Este fin de semana los asiduos de la OCNE nos hemos visto sorprendidos por el fallecimiento de Víctor Martín, concertino jubilado de la formación. La sesión del sábado se inició con el anuncio de esta noticia y el obligado minuto de silencio. Además, la Orquesta y el Coro dedicaron el concierto a su compañero violinista. Casualidades del destino, o cosas de la vida, si se prefiere, el caso es que el concierto incluía un réquiem en su programa, tributo sin duda inigualable para un músico fallecido.
Y mejor el de Fauré, porque de alguna manera rechaza el drama que le atribuyen otros compositores a esta forma litúrgica. No hallamos aquí el menor rastro de oscuridad, de temor o de tragedia -ni siquiera contiene la partitura un Dies irae que pueda soliviantar al oyente con la amenaza del Juicio Final. Este es un réquiem contemplativo y pausado, que se percibe más bien como una suerte de tránsito hacia un lugar más luminoso y espiritual que el terrenal que nos ha tocado. Afkham y su formación supieron conectar con el carácter particular de esta composición, y propusieron una interpretación liberada de las crudezas típicas de la Misa de Difuntos.

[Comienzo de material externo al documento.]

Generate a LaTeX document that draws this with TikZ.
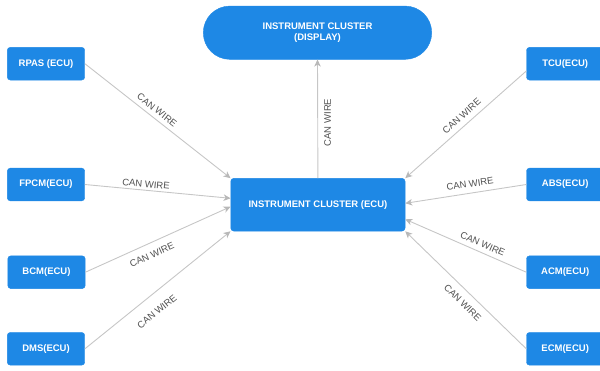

El Réquiem comenzó con un impetuoso acorde en re menor enunciado por las cuerdas, las trompas y los fagotes, seguido por la inmediata intervención del coro, implorando el descanso eterno. Fauré exige un fortísimo a este acorde, un pianísimo a las voces que lo siguen, y un tempo excesivamente lento que puede provocar un cierto regodeo en la expresión y un discurso pesaroso. Pero Afkham es un maestro del tempo y de la dinámica, y condujo a sus músicos ofreciendo un camino meticulosamente trazado, pero dejándoles espacio para su expresión individual. Un comienzo, sin duda, estremecedor, que se perpetuó en lo redentor desde que el coro pidió la “luz eterna” hasta que alcanzó el tránsito hacia el paraíso.

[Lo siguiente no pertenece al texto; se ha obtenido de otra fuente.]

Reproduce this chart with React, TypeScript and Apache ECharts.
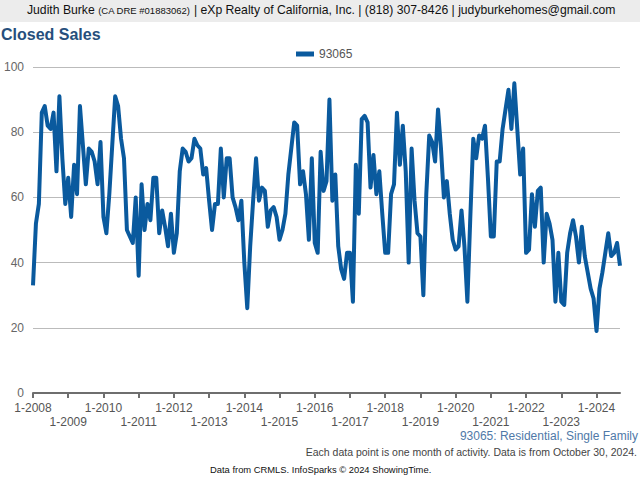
import React, { useEffect, useRef } from "react";
import * as echarts from "echarts";

const startYear = 2008;
const values: number[] = [
  33, 52, 58, 86, 88, 82, 81, 86, 68, 91, 72, 58,
  66, 54, 70, 61, 88, 76, 64, 75, 74, 71, 64, 77,
  54, 49, 61, 76, 91, 88, 78, 72, 50, 48, 46, 60,
  36, 64, 50, 58, 53, 66, 66, 49, 56, 51, 45, 55,
  43, 49, 68, 75, 74, 71, 72, 78, 76, 75, 67, 69,
  59, 50, 58, 58, 75, 60, 72, 72, 60, 57, 53, 59,
  40, 26, 45, 59, 72, 59, 63, 62, 51, 56, 57, 54,
  47, 50, 55, 67, 75, 83, 82, 64, 68, 61, 47, 72,
  46, 43, 74, 62, 65, 90, 59, 67, 45, 38, 35, 43,
  43, 28, 70, 55, 84, 85, 83, 63, 73, 61, 68, 55,
  43, 43, 61, 64, 86, 70, 82, 68, 40, 75, 59, 49,
  48, 30, 61, 79, 77, 71, 87, 75, 60, 65, 55, 47,
  44, 45, 56, 45, 28, 54, 78, 72, 79, 78, 82, 66,
  48, 48, 71, 71, 81, 87, 93, 81, 95, 81, 67, 75,
  43, 44, 61, 51, 62, 63, 40, 55, 52, 47, 28, 43,
  28, 27, 43, 49, 53, 48, 40, 51, 42, 37, 32, 29,
  19, 32, 37, 43, 49, 42, 43, 46, 39,
];
const months: string[] = values.map((_, i) => `${(i % 12) + 1}-${startYear + Math.floor(i / 12)}`);
const seriesName = "93065";
const yTicks = { min: 0, max: 100, interval: 20 };

const headerName = "Judith Burke ";
const headerLicense = "(CA DRE #01883062)";
const headerRest = " | eXp Realty of California, Inc. | (818) 307-8426 | judyburkehomes@gmail.com";
const titleText = "Closed Sales";
const subtitleText = "93065: Residential, Single Family";
const noteText = "Each data point is one month of activity. Data is from October 30, 2024.";
const sourceText = "Data from CRMLS. InfoSparks © 2024 ShowingTime.";

const FONT = "'Liberation Sans', Arial, sans-serif";

export default function App() {
  const ref = useRef<HTMLDivElement>(null);
  useEffect(() => {
    if (!ref.current) return;
    const chart = echarts.init(ref.current, undefined, { renderer: "svg" });
    const labelBase = { fontFamily: FONT, fontSize: 12, color: "#555555" };
    chart.setOption({
      animation: false,
      backgroundColor: "#ffffff",
      title: {
        text: titleText,
        left: 1,
        top: 26,
        padding: 0,
        textStyle: { fontFamily: FONT, fontSize: 16, fontWeight: "bold", color: "#264f7c" },
      },
      legend: {
        data: [seriesName],
        top: 48,
        left: 296,
        padding: 0,
        icon: "rect",
        itemWidth: 18,
        itemHeight: 5,
        itemGap: 6,
        textStyle: { fontFamily: FONT, fontSize: 12, color: "#555555" },
      },
      grid: { left: 33, right: 20, top: 67, bottom: 87, containLabel: false },
      xAxis: [
        {
          type: "category",
          data: months,
          boundaryGap: false,
          axisLine: { lineStyle: { color: "#6e6e6e", width: 2 } },
          axisTick: {
            interval: (i: number) => i % 12 === 0,
            length: 5,
            lineStyle: { color: "#6e6e6e", width: 2 },
          },
          axisLabel: {
            ...labelBase,
            interval: (i: number) => i % 24 === 0,
            showMinLabel: true,
            margin: 9,
          },
          splitLine: { show: false },
        },
        {
          type: "category",
          data: months,
          boundaryGap: false,
          position: "bottom",
          axisLine: { show: false },
          axisTick: { show: false },
          axisLabel: {
            ...labelBase,
            interval: (i: number) => i % 24 === 12,
            margin: 23,
          },
          splitLine: { show: false },
        },
      ],
      yAxis: {
        type: "value",
        min: yTicks.min,
        max: yTicks.max,
        interval: yTicks.interval,
        axisLine: { show: false },
        axisTick: { show: false },
        axisLabel: { fontFamily: FONT, fontSize: 12, color: "#666666", margin: 9 },
        splitLine: { lineStyle: { color: "#bbbbbb", width: 1 } },
      },
      series: [
        {
          name: seriesName,
          type: "line",
          xAxisIndex: 0,
          data: values,
          showSymbol: false,
          symbol: "none",
          lineStyle: { color: "#0a5a9e", width: 4, join: "round" },
          itemStyle: { color: "#0a5a9e" },
        },
      ],
      graphic: [
        { type: "rect", left: 0, top: 0, shape: { width: 640, height: 22 }, style: { fill: "#ececec" }, z: -10 },
        {
          type: "text",
          left: 27,
          top: 4,
          style: {
            text: `{a|${headerName}}{b|${headerLicense}}{a|${headerRest}}`,
            rich: {
              a: { fontFamily: FONT, fontSize: 12.2, fill: "#111111" },
              b: { fontFamily: FONT, fontSize: 9.5, fill: "#111111" },
            },
          },
        },
        {
          type: "text",
          right: 2,
          top: 430,
          style: { text: subtitleText, fontFamily: FONT, fontSize: 12, fill: "#4f79a8" },
        },
        {
          type: "text",
          right: 3,
          top: 446,
          style: { text: noteText, fontFamily: FONT, fontSize: 10.5, fill: "#444444" },
        },
        {
          type: "text",
          left: 210,
          top: 465,
          style: { text: sourceText, fontFamily: FONT, fontSize: 9.4, fill: "#111111" },
        },
      ],
    });
    return () => chart.dispose();
  }, []);
  return (
    <div
      ref={ref}
      style={{ position: "absolute", left: 0, top: 0, width: 640, height: 480 }}
    />
  );
}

Comprometidos sobremanera con la circunstancia y con la obra, la Orquesta y el Coro ofrecieron una visión memorable de esta partitura. También resultaron memorables las intervenciones de la soprano Christiane Karg en el "Pie Jesu", admirablemente acompañada por las cuerdas y el órgano; y las de la orquesta y el coro en el Agnus Dei, mostrando un dominio sin fisuras en la dirección de los amplios fraseos. En cambio, no estuvo del todo acertado el barítono Bondarenko con una emisión de la voz falta de fuerzas y con una expresión algo insegura. Quepa apuntar, más bien por el carácter expresivo y religioso de sus escasas intervenciones, que hubiera sido deseable que prescindiera de la partitura, leer el texto y las notas de un papel, sin duda afecta al resultado artístico.